Falls back to length-based pre-filtering if pg_trgm is unavailable.

Performance

DatasetBefore (full scan)After (trigram + Levenshtein)
1K entries~5ms~2ms
10K entries~50ms~5ms
100K entries~500ms+~10-15ms

Storage Backends

  1. In-memory: fast, ephemeral; for session-scoped leverage during batch processing.
  2. SQLite (via modernc.org/sqlite): persistent; matching keys are pre-computed and indexed. FTS5 trigram indexes for fuzzy candidate retrieval; FTS5 unicode61 for ranked UI search. Pure Go with no CGo dependencies.
  3. PostgreSQL: persistent; same matching logic with pg_trgm GIN indexes for fuzzy candidate retrieval and tsvector/tsquery for ranked UI search. Workspace-scoped isolation via workspace_id column.

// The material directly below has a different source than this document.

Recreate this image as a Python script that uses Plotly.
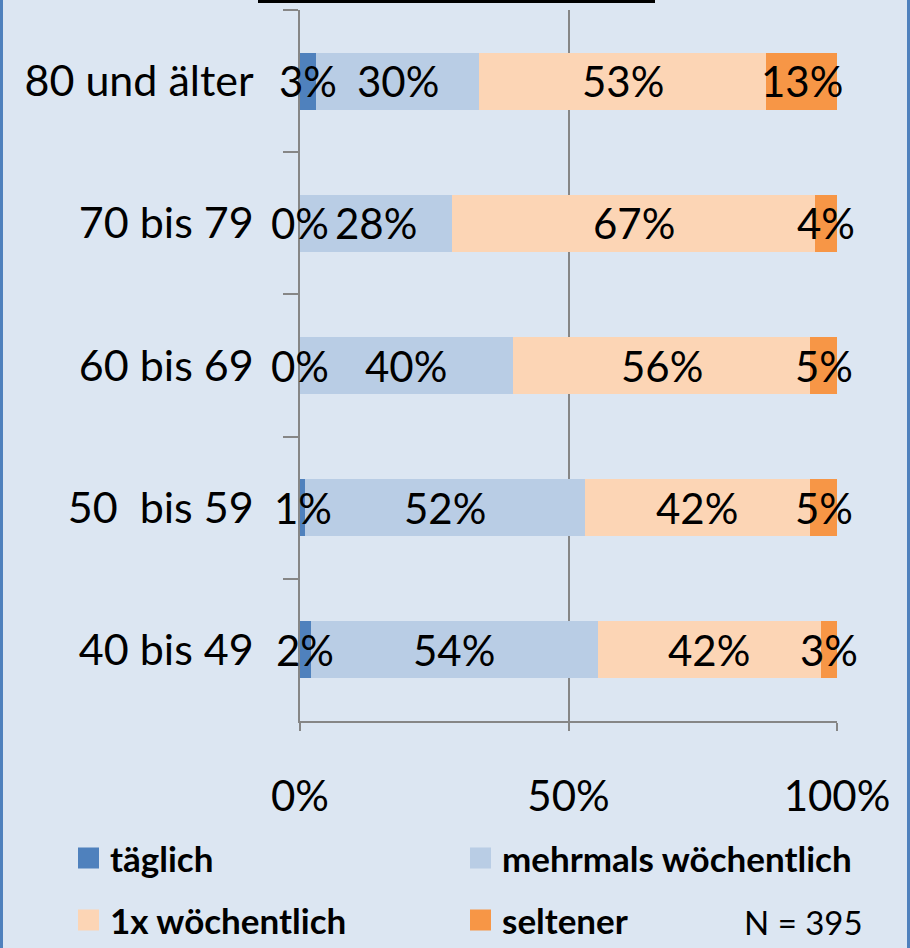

Generalized and structural exact matching is an indexed lookup -- fast even for large TMs. Fuzzy matching uses trigram candidate retrieval to narrow the search space, then Levenshtein scoring on ~200 candidates.

TMX element mapping

The import/export layer maps between inline-code runs and TMX inline elements:

RunTMX Element
Ph<ph>
PcOpen<bpt>
PcClose<ept>

Entity metadata is carried as <prop> elements on the TMX <tu>. When importing legacy TMX files that contain only plain text (no inline codes), entries are stored as Text-only run sequences with no entity mappings. They participate in plain matching only.